The differential equation

${z}^{2}\frac{{d}^{2}w}{d{z}^{2}}+z\frac{dw}{dz}+\left({z}^{2}-{\nu }^{2}\right)w=0,$

where ν is a real constant, is called Bessel's equation, and its solutions are known as Bessel functions.

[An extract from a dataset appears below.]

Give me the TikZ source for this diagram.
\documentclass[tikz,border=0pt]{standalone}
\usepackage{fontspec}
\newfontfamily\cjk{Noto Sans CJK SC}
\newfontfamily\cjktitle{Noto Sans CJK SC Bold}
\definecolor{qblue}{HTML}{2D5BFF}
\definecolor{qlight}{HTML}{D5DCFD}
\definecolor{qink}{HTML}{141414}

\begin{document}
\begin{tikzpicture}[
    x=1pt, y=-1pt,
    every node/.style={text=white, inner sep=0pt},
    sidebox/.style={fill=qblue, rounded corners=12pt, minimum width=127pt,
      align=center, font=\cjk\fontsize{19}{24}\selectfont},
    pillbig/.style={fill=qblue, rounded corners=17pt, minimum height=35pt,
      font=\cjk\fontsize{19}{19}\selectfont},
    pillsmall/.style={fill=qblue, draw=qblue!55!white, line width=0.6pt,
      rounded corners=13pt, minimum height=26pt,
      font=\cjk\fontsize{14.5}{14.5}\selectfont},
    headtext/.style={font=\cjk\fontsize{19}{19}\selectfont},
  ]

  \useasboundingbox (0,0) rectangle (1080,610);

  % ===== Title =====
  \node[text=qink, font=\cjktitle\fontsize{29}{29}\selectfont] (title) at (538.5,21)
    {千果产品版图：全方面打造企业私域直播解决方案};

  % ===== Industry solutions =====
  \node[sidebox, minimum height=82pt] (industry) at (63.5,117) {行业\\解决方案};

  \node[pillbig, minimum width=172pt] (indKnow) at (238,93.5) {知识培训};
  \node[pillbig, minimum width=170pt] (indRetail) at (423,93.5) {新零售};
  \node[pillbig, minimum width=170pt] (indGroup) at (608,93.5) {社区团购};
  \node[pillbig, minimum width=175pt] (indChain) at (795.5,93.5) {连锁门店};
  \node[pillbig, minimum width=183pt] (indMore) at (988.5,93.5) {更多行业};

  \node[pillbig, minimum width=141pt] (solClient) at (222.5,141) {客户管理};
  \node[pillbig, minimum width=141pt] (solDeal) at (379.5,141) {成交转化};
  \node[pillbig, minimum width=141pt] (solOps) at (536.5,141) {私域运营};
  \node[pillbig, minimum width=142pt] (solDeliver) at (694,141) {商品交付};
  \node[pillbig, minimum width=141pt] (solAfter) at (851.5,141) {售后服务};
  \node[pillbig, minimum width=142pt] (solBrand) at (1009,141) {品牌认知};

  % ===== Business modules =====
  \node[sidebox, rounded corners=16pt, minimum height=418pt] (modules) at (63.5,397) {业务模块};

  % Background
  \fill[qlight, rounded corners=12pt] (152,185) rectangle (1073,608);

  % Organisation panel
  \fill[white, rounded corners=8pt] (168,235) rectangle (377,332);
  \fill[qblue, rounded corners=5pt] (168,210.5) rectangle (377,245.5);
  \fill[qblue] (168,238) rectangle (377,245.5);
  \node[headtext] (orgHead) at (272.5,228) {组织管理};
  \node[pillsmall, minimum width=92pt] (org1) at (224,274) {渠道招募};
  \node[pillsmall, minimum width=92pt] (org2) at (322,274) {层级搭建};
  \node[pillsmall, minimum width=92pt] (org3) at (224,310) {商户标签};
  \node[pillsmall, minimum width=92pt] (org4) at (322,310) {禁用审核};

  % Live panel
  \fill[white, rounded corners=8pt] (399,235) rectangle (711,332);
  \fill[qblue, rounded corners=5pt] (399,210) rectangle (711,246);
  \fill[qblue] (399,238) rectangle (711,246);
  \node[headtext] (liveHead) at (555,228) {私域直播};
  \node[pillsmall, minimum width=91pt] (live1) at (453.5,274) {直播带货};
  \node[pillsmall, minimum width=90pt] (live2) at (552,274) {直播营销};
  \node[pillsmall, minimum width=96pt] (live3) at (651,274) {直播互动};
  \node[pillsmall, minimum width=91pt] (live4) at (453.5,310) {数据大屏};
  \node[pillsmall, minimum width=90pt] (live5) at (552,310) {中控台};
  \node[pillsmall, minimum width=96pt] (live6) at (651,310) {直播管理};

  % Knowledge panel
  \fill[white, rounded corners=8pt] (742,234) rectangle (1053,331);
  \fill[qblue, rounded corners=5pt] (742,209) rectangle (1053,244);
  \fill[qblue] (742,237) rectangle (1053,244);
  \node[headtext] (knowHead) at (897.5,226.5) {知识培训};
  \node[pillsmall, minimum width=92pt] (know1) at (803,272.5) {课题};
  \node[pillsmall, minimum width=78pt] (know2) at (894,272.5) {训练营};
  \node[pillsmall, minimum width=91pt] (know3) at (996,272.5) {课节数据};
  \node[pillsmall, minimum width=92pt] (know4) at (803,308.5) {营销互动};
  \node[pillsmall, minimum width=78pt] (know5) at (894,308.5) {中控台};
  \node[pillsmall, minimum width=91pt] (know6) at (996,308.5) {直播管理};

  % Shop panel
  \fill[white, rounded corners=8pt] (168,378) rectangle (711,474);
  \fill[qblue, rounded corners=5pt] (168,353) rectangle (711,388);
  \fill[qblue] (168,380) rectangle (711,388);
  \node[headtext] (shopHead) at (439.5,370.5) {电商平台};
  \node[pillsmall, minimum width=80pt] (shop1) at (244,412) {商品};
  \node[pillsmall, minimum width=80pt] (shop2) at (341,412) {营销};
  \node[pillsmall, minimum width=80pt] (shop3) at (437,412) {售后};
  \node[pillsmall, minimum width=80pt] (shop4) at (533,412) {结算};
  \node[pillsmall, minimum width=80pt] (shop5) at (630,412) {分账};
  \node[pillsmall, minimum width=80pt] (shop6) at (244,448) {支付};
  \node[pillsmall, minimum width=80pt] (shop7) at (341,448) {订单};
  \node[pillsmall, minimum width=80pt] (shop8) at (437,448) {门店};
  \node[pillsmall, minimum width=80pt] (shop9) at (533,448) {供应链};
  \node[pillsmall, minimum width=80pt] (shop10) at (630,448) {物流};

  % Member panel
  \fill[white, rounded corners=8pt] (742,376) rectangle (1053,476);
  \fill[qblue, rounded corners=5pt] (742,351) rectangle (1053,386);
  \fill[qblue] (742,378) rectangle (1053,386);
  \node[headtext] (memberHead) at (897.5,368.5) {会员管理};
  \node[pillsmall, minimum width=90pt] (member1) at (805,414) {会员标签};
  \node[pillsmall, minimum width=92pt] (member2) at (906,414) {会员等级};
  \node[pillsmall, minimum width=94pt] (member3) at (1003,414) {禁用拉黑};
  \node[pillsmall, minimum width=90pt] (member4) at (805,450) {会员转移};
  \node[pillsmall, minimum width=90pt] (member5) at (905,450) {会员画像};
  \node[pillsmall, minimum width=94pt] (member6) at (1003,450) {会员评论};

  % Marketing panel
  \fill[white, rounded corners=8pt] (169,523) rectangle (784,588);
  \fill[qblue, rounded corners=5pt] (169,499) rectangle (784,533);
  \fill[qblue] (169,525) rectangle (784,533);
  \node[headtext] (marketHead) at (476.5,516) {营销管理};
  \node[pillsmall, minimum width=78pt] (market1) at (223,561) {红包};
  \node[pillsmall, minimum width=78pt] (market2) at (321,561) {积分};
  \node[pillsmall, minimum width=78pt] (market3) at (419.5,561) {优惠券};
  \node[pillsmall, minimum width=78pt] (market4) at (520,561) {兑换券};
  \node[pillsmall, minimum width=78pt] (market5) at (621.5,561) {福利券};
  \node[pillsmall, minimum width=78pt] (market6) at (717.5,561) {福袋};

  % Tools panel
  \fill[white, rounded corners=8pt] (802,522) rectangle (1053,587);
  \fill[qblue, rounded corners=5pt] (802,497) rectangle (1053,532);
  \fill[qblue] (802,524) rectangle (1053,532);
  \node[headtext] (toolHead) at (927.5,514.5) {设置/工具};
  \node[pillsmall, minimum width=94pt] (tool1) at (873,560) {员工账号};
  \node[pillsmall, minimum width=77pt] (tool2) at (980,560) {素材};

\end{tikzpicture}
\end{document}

Jν(z) and Jν(z) form a fundamental set of solutions of Bessel's equation for noninteger ν. Yν(z) is a second solution of Bessel's equation—linearly independent of Jν(z)—defined by

${Y}_{\nu }\left(z\right)=\frac{{J}_{\nu }\left(z\right)\mathrm{cos}\left(\nu \pi \right)-{J}_{-\nu }\left(z\right)}{\mathrm{sin}\left(\nu \pi \right)}.$

The relationship between the Hankel and Bessel functions is

$\begin{array}{l}{H}_{\nu }^{\left(1\right)}\left(z\right)={J}_{\nu }\left(z\right)+i{Y}_{\nu }\left(z\right)\\ {H}_{\nu }^{\left(2\right)}\left(z\right)={J}_{\nu }\left(z\right)-i{Y}_{\nu }\left(z\right).\end{array}$

Here, Jν(z) is besselj, and Yν(z) is bessely.

## References

[1] Abramowitz, M., and I. A. Stegun. Handbook of Mathematical Functions. National Bureau of Standards, Applied Math. Series #55, Dover Publications, 1965.

## Version History

Introduced in R2018b